The remark has angered many congressional Democrats, some of whom wasted no time in suggesting that Frank's gargantuan-sized ego had been bruised by the fact that his party sidetracked his sweeping financial services reform bill to pass the unwieldy and widely unpopular ObamaCare.

Unfortunately, Frank, who is retiring at the end of the year, fails to recognize the realities his party faced at the start of 2009.

With dominant majorities on Capitol Hill and a promising new president in the White House, the Democrats had little choice but to "seize the day" and pass the bill that would become the signature legislative achievement of Obama's first term.

In doing so, however, their Congressional leaders lost their nerve -- failing to realize they and they alone held the upper hand.

Instead of passing a simple and straight-forward single-payer health care law, they decided to further load the deck by offering juicy incentives to Big Pharma and Big Insurance in the form of an additional 19 million new customers.

As a result, they produced a dysfunctional bill of more 2,700 pages weighed down with hundreds of often conflicting requirements -- a veritable "dungeons and dragons" labyrinth where untold dangers lurk behind every turn.

Passage of a single-payer -- already working well in Canada, across much of Europe and in most other advanced countries -- finally would have brought 21st century medical care to the United States.

That would have eliminated the costly tons of paperwork and volumes of confusing rules that now befuddle -- and all too often bankrupt -- Americans in need of quality care delivered in plain Anglo-Saxon English.

Sadly, then Senate Majority Leader Harry Reid, D-Nev., and House Speaker Nancy Pelosi, D-Calif., simply lost their nerve and ignored the advice of such experienced legislators as Reps. John Dingell, D-Mich., and Jim McDermott, D-Wash., -- trading principle and practicality for the prospect of campaign contributions from the likes of Pfizer, Humana, Cigna and United Health Care.

Democrats as a whole would have been better off if they had taken the advice of legendary Tammany Hall boss George Washington Plunkitt, and indulged in a little honest graft, once described by Plunkitt as pursuing "the interests of one's party, one's state, and one's personal interests all together."

Still, Barney Frank is blatantly wrong in his assertion that the Democrats should have waited before passing a major health-care reform package.

Such legislation was vitally needed at a time when many millions of Americans were without health coverage and many millions more drastically undercovered and vulnerable to continual rounds of soaring costs.
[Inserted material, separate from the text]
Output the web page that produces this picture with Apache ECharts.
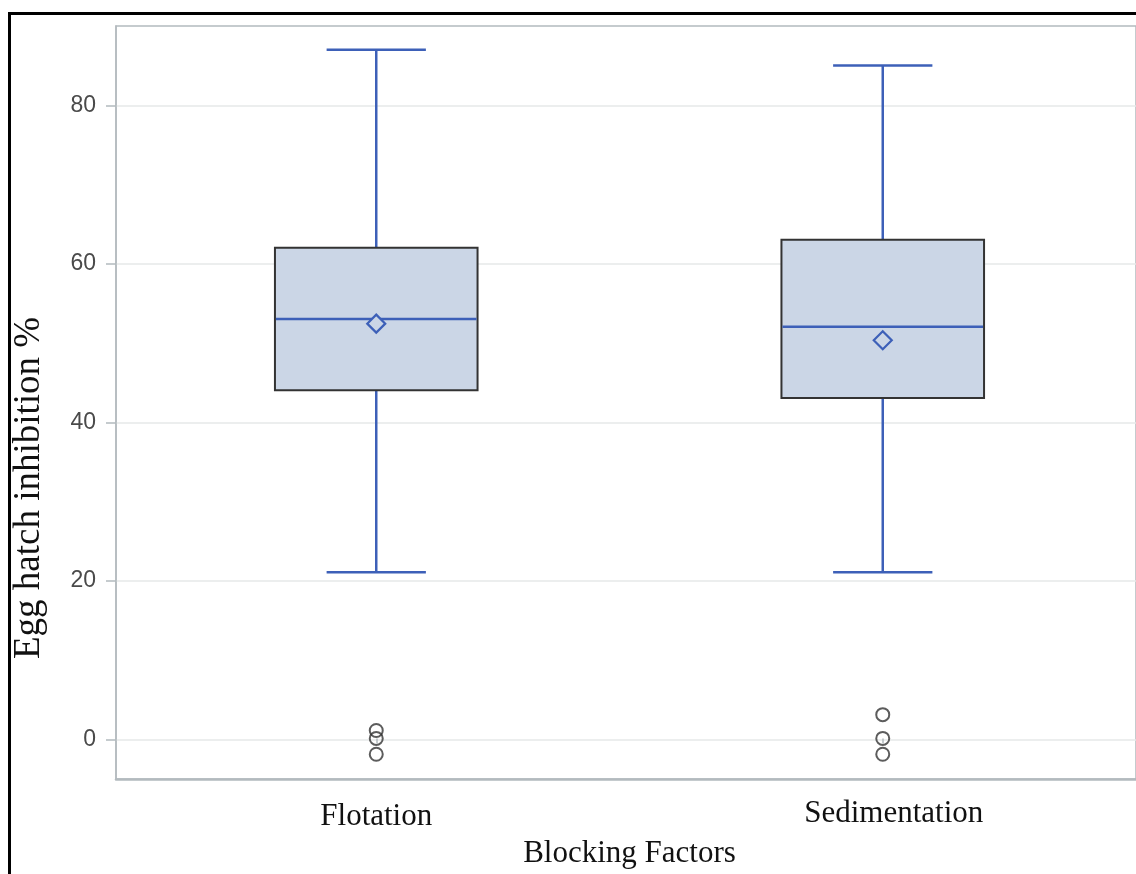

Ironically, the Supreme Court likely would do Democrats a favor at the polls in November, if -- as expected -- they strike down the Affordable Care Act's individual mandate, thus pulling the bottom card from Reid and Pelosi's hastily constructed "house of cards."

If that happens, the progressive forces that now constitute a majority of Democratic congressional candidates could seize the day and run on a platform making "single-payer health care legislation" their top priority.

Such a move would instantly undermine the fear-mongering by "know-nothing" Tea Partiers and could well attract more than a modicum of support from independents, moderate Republicans and even some traditional conservatives, who would like to get the contentious issue off the table and move on with more pressing issues.